LIFEalerts – Euthanasia

Euthanasia

UK – Human Rights Experts alarmed at growing trend seeking euthanasia for the disabled

United Nations Human Rights experts expressed alarm at a growing trend to legalise euthanasia based largely on having a disability or disabling conditions, including in old age. They said that Disability should never be a ground or justification to end someone’s life directly or indirectly. This, the experts said, that normalizing euthanasia for the people who are not terminally ill or suffering at the end of their lives would give rise to discriminative assumptions about the inherent “quality of life” or “worth” of the life of a person with a disability. Such assumptions are grounded in ableism and associated stereotypes. Disability is not a burden or a deficit of the person. It is a universal aspect of the human condition. Article, UN Statement.

Belgium – New study finds euthanasia ethically broken in Belgium

A new study in The Journal of Medicine and Philosophy has argued that Belgian euthanasia is ethically broken, both administratively and legally. The study draws on thoroughly researched academic research over the past 20 years and the reports of the control commission itself. The authors three main assertions are; the scope of the Euthanasia Law

That has stretched from being used for serious and incurable illnesses to cover tiredness of life. Tiredness of life is not supported by Belgian law but doctors circumvent the law by diagnosing “polypathology”– a jumble of ailments which nearly every elderly person has. This represented 19.4% of all reported euthanasia cases in 2019 and a “staggering” 47% of all reported nonterminal cases.

“Second, the obligatory consultation of one or two independent physicians may fail to provide a real safeguard. Their tasks are quite limited, and, more importantly, their advice is not binding anyway. The final authority to perform euthanasia lies with the attending physician who can perform it even against the (negative) advice of the consulted physicians.” For example: If euthanasia is requested for a psychiatric condition, a psychiatrist should be consulted. However, if the patient has another condition, it can be redefined as “polypathology” and a GP can approve it, eliminating the need for a psychiatric consultation.

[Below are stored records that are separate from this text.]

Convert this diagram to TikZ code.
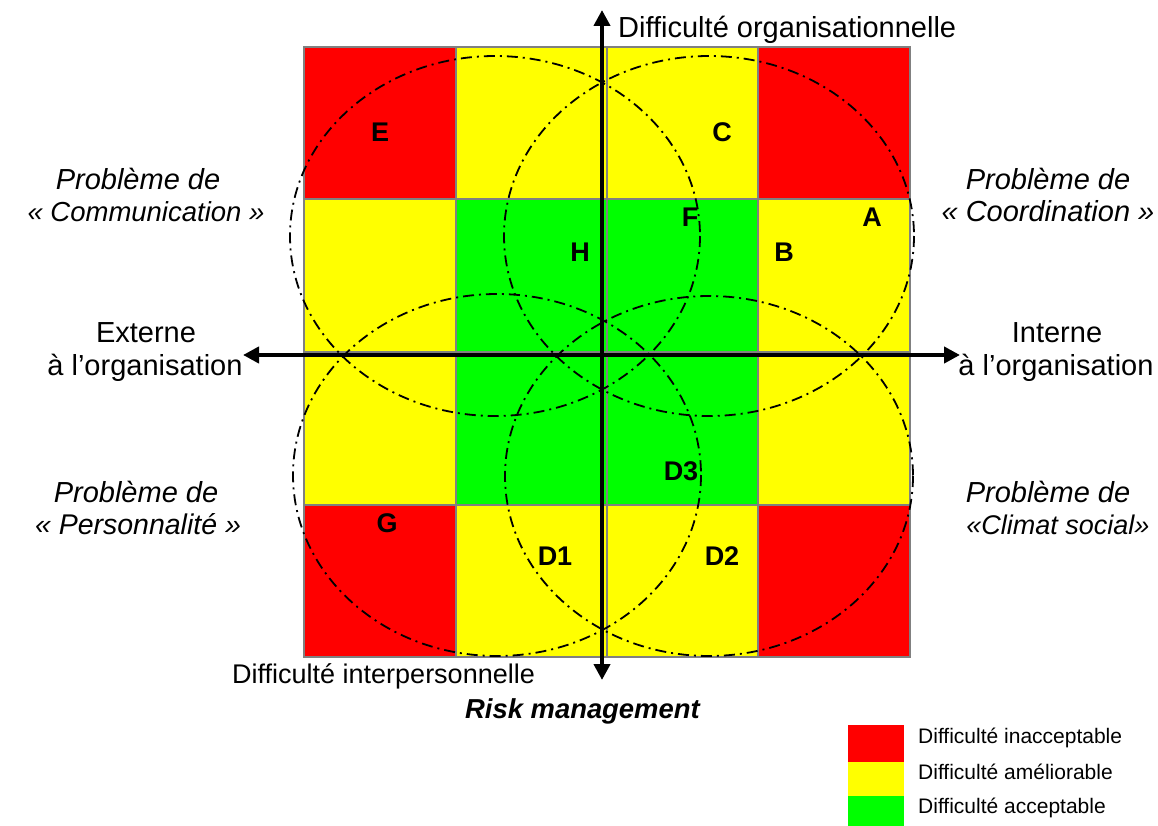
\documentclass[tikz,border=0pt]{standalone}
\usepackage{fontspec}
\setmainfont{Liberation Sans}
\usetikzlibrary{arrows.meta}
\definecolor{cred}{RGB}{255,0,0}
\definecolor{cyel}{RGB}{255,255,0}
\definecolor{cgrn}{RGB}{0,255,0}
\definecolor{gridgray}{RGB}{128,128,128}
\begin{document}
\begin{tikzpicture}[x=1pt,y=-1pt,
  cell/.style={draw=gridgray,line width=2pt},
  zone/.style={line width=1.8pt,dash pattern=on 11pt off 5pt on 2pt off 5pt},
  axis/.style={line width=4pt,{Triangle[length=16pt,width=16pt]}-{Triangle[length=16pt,width=16pt]}},
  lbl/.style={font=\fontsize{29}{33}\selectfont,inner sep=0pt,anchor=base},
  problem/.style={font=\fontsize{29}{33}\selectfont\itshape,inner sep=0pt,anchor=base},
  letter/.style={font=\fontsize{27}{30}\selectfont\bfseries,inner sep=0pt},
  legtext/.style={font=\fontsize{21}{24}\selectfont,inner sep=0pt,anchor=base west}
]
\useasboundingbox (0,0) rectangle (1158,826);

% risk grid: 4 x 4 coloured cells
\foreach \ya/\yb/\ca/\cb/\cc/\cd in {
    47/199/cred/cyel/cyel/cred,
    199/352/cyel/cgrn/cgrn/cyel,
    352/505/cyel/cgrn/cgrn/cyel,
    505/657/cred/cyel/cyel/cred}{
  \filldraw[cell,fill=\ca] (304,\ya) rectangle (456,\yb);
  \filldraw[cell,fill=\cb] (456,\ya) rectangle (607,\yb);
  \filldraw[cell,fill=\cc] (607,\ya) rectangle (758,\yb);
  \filldraw[cell,fill=\cd] (758,\ya) rectangle (910,\yb);
}

% the four problem zones
\draw[zone] (495,236) ellipse [x radius=205, y radius=180];
\draw[zone] (709,236) ellipse [x radius=205, y radius=180];
\draw[zone] (497,475) ellipse [x radius=204, y radius=181];
\draw[zone] (709,476) ellipse [x radius=204, y radius=180];

% axes
\coordinate (vtop) at (602,10);
\coordinate (vbot) at (602,680);
\coordinate (hleft) at (243,355);
\coordinate (hright) at (960,355);
\draw[axis] (vbot) -- (vtop);
\draw[axis] (hleft) -- (hright);

% axis captions
\node[lbl,anchor=base west] (orga) at (618,38) {Difficulté organisationnelle};
\node[lbl,anchor=base west,font=\fontsize{27}{33}\selectfont] (inter) at (232,683) {Difficulté interpersonnelle};
\node[lbl,anchor=base west,font=\fontsize{27.4}{33}\selectfont\bfseries\itshape] (risk) at (465,718) {Risk management};
\node[lbl] (ext1) at (146,342) {Externe};
\node[lbl] (ext2) at (145,375) {à l’organisation};
\node[lbl] (int1) at (1057,342) {Interne};
\node[lbl] (int2) at (1056,375) {à l’organisation};

% quadrant captions
\node[problem] (pc1) at (138,190) {Problème de};
\node[problem,font=\fontsize{27.5}{33}\selectfont\itshape] (pc2) at (146,222) {« Communication »};
\node[problem] (po1) at (1048,190) {Problème de};
\node[problem] (po2) at (1048,222) {« Coordination »};
\node[problem] (pp1) at (136,502) {Problème de};
\node[problem,font=\fontsize{28.5}{33}\selectfont\itshape] (pp2) at (138,534) {« Personnalité »};
\node[problem] (ps1) at (1048,502) {Problème de};
\node[problem,font=\fontsize{27}{33}\selectfont\itshape] (ps2) at (1058,534) {«Climat social»};

% case letters
\node[letter] (E) at (380,132) {E};
\node[letter] (C) at (722,132) {C};
\node[letter] (F) at (690,217) {F};
\node[letter] (A) at (872,217) {A};
\node[letter] (H) at (580,252) {H};
\node[letter] (B) at (784,252) {B};
\node[letter] (D3) at (681,471) {D3};
\node[letter] (G) at (387,523) {G};
\node[letter] (D1) at (555,556) {D1};
\node[letter] (D2) at (722,556) {D2};

% legend
\fill[cred] (848,725) rectangle (904,762);
\fill[cyel] (848,762) rectangle (904,796);
\fill[cgrn] (848,796) rectangle (904,826);
\node[legtext] (l1) at (918,743) {Difficulté inacceptable};
\node[legtext] (l2) at (918,779) {Difficulté améliorable};
\node[legtext] (l3) at (918,813) {Difficulté acceptable};
\end{tikzpicture}
\end{document}
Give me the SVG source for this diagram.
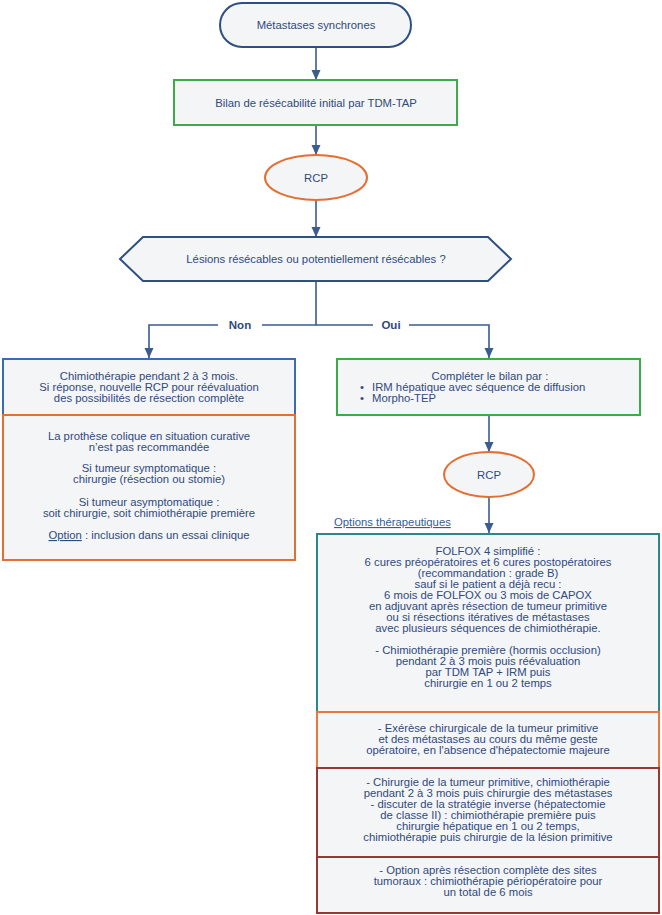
<svg xmlns="http://www.w3.org/2000/svg" width="662" height="915" viewBox="0 0 662 915">
<defs>
<style>
text{font-family:"Liberation Sans",Arial,sans-serif;font-size:11.3px;fill:#2f4a7d;text-anchor:middle}
.b{font-weight:bold;font-size:11.5px}
.l{text-anchor:start}
.box{fill:#f4f5f7;stroke-width:2}
.conn{fill:none;stroke:#3a5c8e;stroke-width:1.6}
.u{text-decoration:underline}
</style>
<marker id="ah" markerUnits="userSpaceOnUse" markerWidth="10" markerHeight="10" viewBox="0 0 10 10" refX="10" refY="5" orient="auto">
<path d="M0,0.5 L10,5 L0,9.5 Z" fill="#3a5c8e"/>
</marker>
</defs>
<rect width="662" height="915" fill="#ffffff"/>

<g id="connectors">
<line class="conn" x1="316" y1="47" x2="316" y2="80" marker-end="url(#ah)"/>
<line class="conn" x1="316" y1="125" x2="316" y2="155" marker-end="url(#ah)"/>
<line class="conn" x1="316" y1="200" x2="316" y2="237" marker-end="url(#ah)"/>
<polyline class="conn" points="316,281 316,325 262,325"/>
<polyline class="conn" points="218,325 149,325 149,358" marker-end="url(#ah)"/>
<polyline class="conn" points="316,325 373,325"/>
<polyline class="conn" points="409,325 489,325 489,358" marker-end="url(#ah)"/>
<line class="conn" x1="489" y1="415" x2="489" y2="452" marker-end="url(#ah)"/>
<line class="conn" x1="489" y1="497" x2="489" y2="533" marker-end="url(#ah)"/>
<text class="b" x="240" y="329">Non</text>
<text class="b" x="391" y="329">Oui</text>
</g>

<g id="n-start">
<rect class="box" x="220" y="3" width="191" height="44" rx="22" stroke="#2d4f82"/>
<text x="316" y="29">Métastases synchrones</text>
</g>

<g id="n-bilan">
<rect class="box" x="174" y="80" width="283" height="45" stroke="#3dab48"/>
<text x="316" y="107">Bilan de résécabilité initial par TDM-TAP</text>
</g>

<g id="n-rcp1">
<ellipse class="box" cx="316" cy="177.5" rx="51" ry="22.5" stroke="#e36f33"/>
<text x="316" y="182">RCP</text>
</g>

<g id="n-decision">
<polygon class="box" points="120,259 143,237 488,237 511,259 488,281 143,281" stroke="#2d4f82"/>
<text x="316" y="263">Lésions résécables ou potentiellement résécables ?</text>
</g>

<g id="n-chimio">
<rect class="box" x="3" y="359" width="292" height="56" stroke="#3a6db0"/>
<text x="149" y="380">Chimiothérapie pendant 2 à 3 mois.</text>
<text x="149" y="391">Si réponse, nouvelle RCP pour réévaluation</text>
<text x="149" y="402">des possibilités de résection complète</text>
</g>

<g id="n-prothese">
<rect class="box" x="3" y="415" width="292" height="145" stroke="#e36f33"/>
<text x="149" y="439.5">La prothèse colique en situation curative</text>
<text x="149" y="450.5">n’est pas recommandée</text>
<text x="149" y="471.5">Si tumeur symptomatique :</text>
<text x="149" y="482.5">chirurgie (résection ou stomie)</text>
<text x="149" y="505.5">Si tumeur asymptomatique :</text>
<text x="149" y="516.5">soit chirurgie, soit chimiothérapie première</text>
<text x="149" y="539"><tspan class="u">Option</tspan> : inclusion dans un essai clinique</text>
</g>

<g id="n-completer">
<rect class="box" x="337" y="359" width="303" height="56" stroke="#3dab48"/>
<text x="490" y="380">Compléter le bilan par :</text>
<text class="l" x="360" y="391">•</text>
<text class="l" x="372" y="391">IRM hépatique avec séquence de diffusion</text>
<text class="l" x="360" y="402">•</text>
<text class="l" x="372" y="402">Morpho-TEP</text>
</g>

<g id="n-rcp2">
<ellipse class="box" cx="489" cy="474.5" rx="45" ry="22.5" stroke="#e36f33"/>
<text x="489" y="479">RCP</text>
</g>

<g id="n-options-label">
<text class="l u" x="334" y="526" style="fill:#3a5c95">Options thérapeutiques</text>
</g>

<g id="n-folfox">
<rect class="box" x="317" y="534" width="342" height="178" stroke="#2a8888"/>
<text x="488" y="555">FOLFOX 4 simplifié :</text>
<text x="488" y="566">6 cures préopératoires et 6 cures postopératoires</text>
<text x="488" y="577">(recommandation : grade B)</text>
<text x="488" y="588">sauf si le patient a déjà recu :</text>
<text x="488" y="599">6 mois de FOLFOX ou 3 mois de CAPOX</text>
<text x="488" y="610">en adjuvant après résection de tumeur primitive</text>
<text x="488" y="621">ou si résections itératives de métastases</text>
<text x="488" y="632">avec plusieurs séquences de chimiothérapie.</text>
<text x="488" y="654">- Chimiothérapie première (hormis occlusion)</text>
<text x="488" y="665">pendant 2 à 3 mois puis réévaluation</text>
<text x="488" y="676">par TDM TAP + IRM puis</text>
<text x="488" y="687">chirurgie en 1 ou 2 temps</text>
</g>

<g id="n-exerese">
<rect class="box" x="317" y="712" width="342" height="56" stroke="#e8773c"/>
<text x="488" y="732">- Exérèse chirurgicale de la tumeur primitive</text>
<text x="488" y="743">et des métastases au cours du même geste</text>
<text x="488" y="754">opératoire, en l'absence d'hépatectomie majeure</text>
</g>

<g id="n-chirurgie">
<rect class="box" x="317" y="768" width="342" height="89" stroke="#993636"/>
<text x="488" y="786">- Chirurgie de la tumeur primitive, chimiothérapie</text>
<text x="488" y="797">pendant 2 à 3 mois puis chirurgie des métastases</text>
<text x="488" y="808">- discuter de la stratégie inverse (hépatectomie</text>
<text x="488" y="819">de classe II) : chimiothérapie première puis</text>
<text x="488" y="830">chirurgie hépatique en 1 ou 2 temps,</text>
<text x="488" y="841">chimiothérapie puis chirurgie de la lésion primitive</text>
</g>

<g id="n-option-post">
<rect class="box" x="317" y="857" width="342" height="56" stroke="#993636"/>
<text x="488" y="874">- Option après résection complète des sites</text>
<text x="488" y="885">tumoraux : chimiothérapie périopératoire pour</text>
<text x="488" y="896">un total de 6 mois</text>
</g>
</svg>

Third, “The Commission is unable to check the fulfilment of various legal criteria, and it has substantial authority to (re) interpret the Euthanasia Law as it sees fit.” In fact, “the Commission does not seem to act as a filter between physicians who perform euthanasia and the Public Prosecutor, but instead as a shield that prevents potentially problematic cases from being referred.”

Conflict of interest is baked into the composition of the 16-member evaluation committee. Eight of them must be doctors and many of them, including the chairman, Wim Distelmans, perform euthanasia regularly. So they end up checking each other’s files for irregularities. They are supposed to recuse themselves if one of their own cases comes up – but they don’t. The Commission’s track record illustrates its ineffectiveness. In 18 years of legalisation, only one case was referred to the Public Prosecutor and it was so obviously in breach of the law that referral was needed to keep up appearances. Article, study.